[GIVEN MATERIAL]
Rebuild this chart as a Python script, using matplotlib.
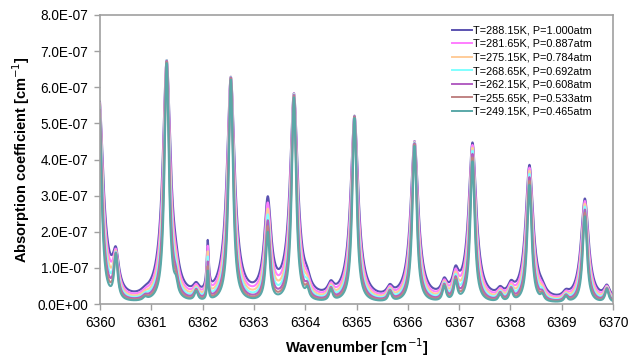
import numpy as np
import matplotlib
matplotlib.use("Agg")
import matplotlib.pyplot as plt
from matplotlib.ticker import FuncFormatter, MultipleLocator

plt.rcParams['font.family'] = ['Liberation Sans', 'DejaVu Sans']

# Measurement conditions (temperature in K, pressure in atm)
temps = [288.15, 281.65, 275.15, 268.65, 262.15, 255.65, 249.15]
press = [1.000, 0.887, 0.784, 0.692, 0.608, 0.533, 0.465]
colors = ['#5b52b0', '#ff7dff', '#ffcc99', '#80ffff', '#b25fc2', '#c08383', '#5aa8a8']

# Line list: centre [cm-1], peak height at 288.15 K / 1 atm [cm-1],
# air-broadened half width at 1 atm [cm-1], lower-state energy [cm-1]
line_pos = [6359.98, 6360.31, 6360.88, 6361.30, 6361.48, 6361.875, 6362.10,
            6362.55, 6363.27, 6363.78, 6364.04, 6364.50, 6364.96, 6365.65,
            6366.13, 6366.71, 6366.93, 6367.26, 6367.80, 6368.01, 6368.37,
            6368.62, 6369.08, 6369.45, 6369.88, 6370.25]
line_peak = [5.7e-7, 1.0e-7, 0.08e-7, 6.6e-7, 0.3e-7, 0.25e-7, 1.35e-7,
             6.15e-7, 2.65e-7, 5.65e-7, 0.25e-7, 0.3e-7, 5.1e-7, 0.25e-7,
             4.4e-7, 0.4e-7, 0.6e-7, 4.35e-7, 0.2e-7, 0.3e-7, 3.75e-7,
             0.15e-7, 0.15e-7, 2.85e-7, 0.35e-7, 0.5e-7]
line_width = [0.10, 0.07, 0.09, 0.09, 0.07, 0.07, 0.02,
              0.09, 0.08, 0.09, 0.07, 0.07, 0.09, 0.07,
              0.09, 0.07, 0.07, 0.09, 0.07, 0.07, 0.09,
              0.07, 0.07, 0.09, 0.07, 0.09]
line_elow = [280, 0, 200, 280, 300, 200, 650,
             280, 700, 280, 200, 200, 280, 200,
             300, 200, 400, 420, 200, 200, 460,
             200, 200, 500, 200, 300]

xtick_vals = list(range(6360, 6371))

C2 = 1.4388
T_REF, P_REF = temps[0], press[0]
GAMMA_D = 0.010


def voigt_hwhm(gl):
    return 0.5346 * gl + np.sqrt(0.2166 * gl ** 2 + GAMMA_D ** 2)


def spectrum(nu, T, P):
    total = np.zeros_like(nu)
    for c, h, g, e in zip(line_pos, line_peak, line_width, line_elow):
        g_ref = voigt_hwhm(g * P_REF * (296.0 / T_REF) ** 0.75)
        g_k = voigt_hwhm(g * P * (296.0 / T) ** 0.75)
        ratio = (T_REF / T) ** 1.5 * np.exp(-C2 * e * (1.0 / T - 1.0 / T_REF))
        dens = (P / T) / (P_REF / T_REF)
        total += h * ratio * dens * g_ref * g_k / ((nu - c) ** 2 + g_k ** 2)
    return total


nu = np.linspace(6360, 6370, 3001)

fig = plt.figure(figsize=(6.34, 3.63), dpi=100)
ax = fig.add_axes([0.1577, 0.1625, 0.8093, 0.7962])

for T, P, col in zip(temps, press, colors):
    ax.plot(nu, spectrum(nu, T, P), color=col, lw=1.5,
            label=f"T={T:.2f}K, P={P:.3f}atm")

ax.set_xlim(6360, 6370)
ax.set_ylim(0, 8e-7)
ax.set_xticks(xtick_vals)
ax.yaxis.set_major_locator(MultipleLocator(1e-7))
ax.yaxis.set_major_formatter(FuncFormatter(lambda v, p: f"{v:.1E}"))

for s in ax.spines.values():
    s.set_color('#a0a0a0')
    s.set_linewidth(1.2)
ax.tick_params(axis='both', direction='out', color='#a0a0a0', length=4,
               width=1.0, labelsize=9.8, pad=4.3)

ax.set_xlabel("Wavenumber [cm$^{-1}$]", fontsize=10.5, fontweight='bold', labelpad=5)
ax.set_ylabel("Absorption coefficient [cm$^{-1}$]", fontsize=10.5, fontweight='bold', labelpad=4)

leg = ax.legend(loc='upper left', bbox_to_anchor=(0.678, 0.979), frameon=False,
                fontsize=7.8, handlelength=1.8, handletextpad=0.1,
                labelspacing=0.33, borderaxespad=0.0)
for line in leg.get_lines():
    line.set_linewidth(1.4)

fig.savefig("out.png", dpi=100)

[DO THIS] Which lines hold the word "matplotlib"? Copy every one of them.

[COMPLETED EXERCISE]
Rebuild this chart as a Python script, using matplotlib.
import matplotlib
matplotlib.use("Agg")
import matplotlib.pyplot as plt
from matplotlib.ticker import FuncFormatter, MultipleLocator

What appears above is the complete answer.